Designing for Chance memories
(PhD research, completed February 2015) Designs for chance memories introduce proposals that promote new thinking around how design might support personal remembering.
People give huge importance to preserving their memories as a way of understanding who they are and what they are about. Current memory support systems, however, favour people self-prescribing time and space to collect, store and maintain explicit memory triggers (e.g.photographs, videos, memorabilia). Finding time to access such systems and their potential triggers to engage in reminiscence is a process requiring great effort, organisation and dedication.
The proposals presented in the accompanying book build on the view that it is not the supports that contain the memory but people to explore new systems that hint at memories rather than serving as repositories. This offers great scope for designers, as systems no longer have to be designed around personal memory evidence alleviating the need for people to contribute, update and retrieve personal content.
To achieve this, understanding around involuntary memory provides inspiration and is explored more and more as the proposals develop. The proposals build on current methods for capturing, archiving and accessing memory triggers, through to understanding how the nature of memory, specifically triggering unexpected memories, might introduce new spaces for memory support.
Overall, these proposals offer a new distinctive approach for supporting personal memories as an alternative to prescribing explicit, intense and pro-active memory recall instalments. They present ideas that are sympathetic to how people naturally remember and their need for spontaneous, lightweight memory recall.
The aim of these proposals is not to offer solutions to concerns around personal memories, but to stimulate thought and discussion of what might happen with such systems in place. The proposals reveal how people’s experiences of memories could be extended and altered beyond memory support systems and practices currently available.
Trending shelf
This shelf takes the physical properties of memorabilia objects as access points to additional information stored in online databases. Memorabilia objects are often kept as physical markers to personal memories but when on permanent display, over time they may loose their ability to cue memories as they become almost unnoticed.
The shelf gives objects a refreshed display by searching for, and displaying, recent digital content based on associated key words. This content may come from current news stories, comments from recent visitors or similarly related information. Displayed on the front of the shelf in a ticker tape-like display feed, other people’s discussions and news around the object’s current significance might prompt and refresh our own associated memories.
Car boot coffee table
The table displays items currently for sale on online second-hand selling sites. The table has a display beneath a glass top that haphazardly displays items on the screen, similar to table-tops at car boot sales. When used as a coffee table, having the display beneath ensures it becomes obscured at times offering limited views that warrant physical interaction for further discovery.

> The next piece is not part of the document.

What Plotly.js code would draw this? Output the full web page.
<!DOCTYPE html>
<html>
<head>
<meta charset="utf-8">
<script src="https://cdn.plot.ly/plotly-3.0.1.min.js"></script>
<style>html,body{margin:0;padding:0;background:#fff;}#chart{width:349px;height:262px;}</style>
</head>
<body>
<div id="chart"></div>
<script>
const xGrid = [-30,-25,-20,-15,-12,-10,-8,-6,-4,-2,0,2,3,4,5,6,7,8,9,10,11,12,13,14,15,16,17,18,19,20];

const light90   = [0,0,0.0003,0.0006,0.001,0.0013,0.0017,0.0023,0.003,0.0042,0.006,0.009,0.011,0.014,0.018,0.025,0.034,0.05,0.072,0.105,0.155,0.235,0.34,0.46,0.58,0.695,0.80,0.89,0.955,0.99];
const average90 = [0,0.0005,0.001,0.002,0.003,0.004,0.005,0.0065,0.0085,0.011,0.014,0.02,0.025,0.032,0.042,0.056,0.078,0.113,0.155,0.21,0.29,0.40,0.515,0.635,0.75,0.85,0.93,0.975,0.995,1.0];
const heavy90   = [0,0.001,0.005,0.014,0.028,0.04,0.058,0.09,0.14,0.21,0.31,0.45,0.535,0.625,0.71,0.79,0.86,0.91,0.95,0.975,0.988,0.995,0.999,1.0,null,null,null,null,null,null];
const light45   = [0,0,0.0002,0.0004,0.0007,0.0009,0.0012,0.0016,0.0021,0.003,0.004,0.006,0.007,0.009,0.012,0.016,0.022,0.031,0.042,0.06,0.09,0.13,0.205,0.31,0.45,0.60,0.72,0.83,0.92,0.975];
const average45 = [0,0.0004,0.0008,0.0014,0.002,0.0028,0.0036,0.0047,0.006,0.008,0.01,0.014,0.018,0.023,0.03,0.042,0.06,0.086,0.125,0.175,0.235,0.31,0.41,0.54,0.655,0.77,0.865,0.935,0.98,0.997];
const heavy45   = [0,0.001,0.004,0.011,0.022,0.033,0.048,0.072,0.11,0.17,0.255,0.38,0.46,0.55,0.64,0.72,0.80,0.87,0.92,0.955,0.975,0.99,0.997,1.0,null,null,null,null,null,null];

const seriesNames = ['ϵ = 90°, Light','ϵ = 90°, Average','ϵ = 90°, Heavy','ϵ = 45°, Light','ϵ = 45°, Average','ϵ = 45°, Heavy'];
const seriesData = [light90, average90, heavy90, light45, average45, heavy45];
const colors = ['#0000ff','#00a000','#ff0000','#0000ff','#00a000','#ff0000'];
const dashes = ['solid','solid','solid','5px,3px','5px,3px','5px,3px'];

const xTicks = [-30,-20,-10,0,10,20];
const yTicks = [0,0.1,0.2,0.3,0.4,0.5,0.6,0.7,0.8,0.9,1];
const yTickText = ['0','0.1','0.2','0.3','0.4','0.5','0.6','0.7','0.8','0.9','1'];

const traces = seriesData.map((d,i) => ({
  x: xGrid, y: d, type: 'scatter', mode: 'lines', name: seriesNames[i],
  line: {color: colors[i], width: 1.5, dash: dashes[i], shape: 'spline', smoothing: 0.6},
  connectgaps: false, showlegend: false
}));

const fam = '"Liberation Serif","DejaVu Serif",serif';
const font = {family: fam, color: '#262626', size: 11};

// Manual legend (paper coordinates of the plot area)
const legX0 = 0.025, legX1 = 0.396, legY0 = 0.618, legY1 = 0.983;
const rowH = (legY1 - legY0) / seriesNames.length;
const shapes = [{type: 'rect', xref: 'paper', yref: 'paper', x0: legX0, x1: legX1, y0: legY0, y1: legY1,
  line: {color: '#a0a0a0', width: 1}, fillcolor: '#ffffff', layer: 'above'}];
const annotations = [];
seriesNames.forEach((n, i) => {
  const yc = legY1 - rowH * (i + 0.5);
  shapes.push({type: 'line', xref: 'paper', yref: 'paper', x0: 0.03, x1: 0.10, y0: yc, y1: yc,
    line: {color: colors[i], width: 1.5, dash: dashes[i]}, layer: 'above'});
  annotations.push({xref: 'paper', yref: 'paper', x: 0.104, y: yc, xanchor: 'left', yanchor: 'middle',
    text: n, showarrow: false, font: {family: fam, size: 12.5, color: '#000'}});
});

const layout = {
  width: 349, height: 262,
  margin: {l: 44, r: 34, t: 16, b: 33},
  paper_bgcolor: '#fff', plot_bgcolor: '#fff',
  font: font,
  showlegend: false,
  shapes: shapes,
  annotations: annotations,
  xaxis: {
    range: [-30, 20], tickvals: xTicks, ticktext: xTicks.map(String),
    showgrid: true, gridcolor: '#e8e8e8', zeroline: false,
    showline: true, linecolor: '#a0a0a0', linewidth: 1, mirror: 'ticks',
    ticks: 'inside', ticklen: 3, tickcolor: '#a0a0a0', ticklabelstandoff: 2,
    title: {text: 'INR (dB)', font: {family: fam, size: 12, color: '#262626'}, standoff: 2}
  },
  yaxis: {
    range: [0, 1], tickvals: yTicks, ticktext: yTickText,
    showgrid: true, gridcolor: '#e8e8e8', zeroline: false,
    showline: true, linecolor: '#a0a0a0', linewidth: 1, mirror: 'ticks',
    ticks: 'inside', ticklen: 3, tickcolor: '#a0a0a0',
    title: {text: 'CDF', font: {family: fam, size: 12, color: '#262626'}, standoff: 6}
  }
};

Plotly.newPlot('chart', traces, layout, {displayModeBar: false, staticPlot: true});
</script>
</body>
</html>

The items appear on the table when listed on an online selling site (such as Ebay, Freecycle or Oxfam), and disappear when sold. This produces a frequently changing, evolving and chaotic display of many layers. Similar to a car boot sale, the objects on display offer occasional triggers to memories, where living with the display over time is likely to offer many unexpected discoveries of forgotten memories.
Flickr world map
This proposal illustrates how an existing database of information that uses keyword filters to search for information can be re-appropriated to trigger personal memories. The proposal consists of a large map of the world on the wall with reposition able display frames. Using the frames, people are encouraged to create a collage of discovered photos from around the world by mooring the frames over the map. As places are chosen the system recognises the frame’s location and collects photos from the Flickr website tagged to that place.
With different styles of frames, the system offers additional search filters to location, such as photos tagged as family, wedding, anniversary, university, school, holiday etc. Using the system people are likely to choose places and filters with personal resonance; places they studied, family holidays, architectural landmarks. Though the images displayed belong to other people, it is possible to imagine the user’s own personal memories being triggered from seeing such photos.
Word generator
Consisting of a collection of boxes, each offers a pre-defined one-word search option of your acquaintances online account activity. Using a key word to generate searches, the boxes display random matches from a friend’s status, providing new spaces to imagine and reflect upon past experiences and understanding, and moments for forming new associations. Other applications might see a separate box for each acquaintance, with updates whittled down to a single-word display of recent online presence.
Providing a window into the general activity or mood of a group of people could encourage reflection on current activity through vague references and past understanding. These boxes might provide reassurance that your community is content, or concern over an unexpected clue that needs further investigation. They might also offer occasional and unexpected prompts to the past when words resonate personally and the box becomes momentarily disassociated with the creator. Words, whether associated directly with their source or taken out of context, can often offer hints and cues to memories. These boxes begin to explore ways of collecting and presenting words to encourage imagining around their source and current display, offering spaces to explore and make connections.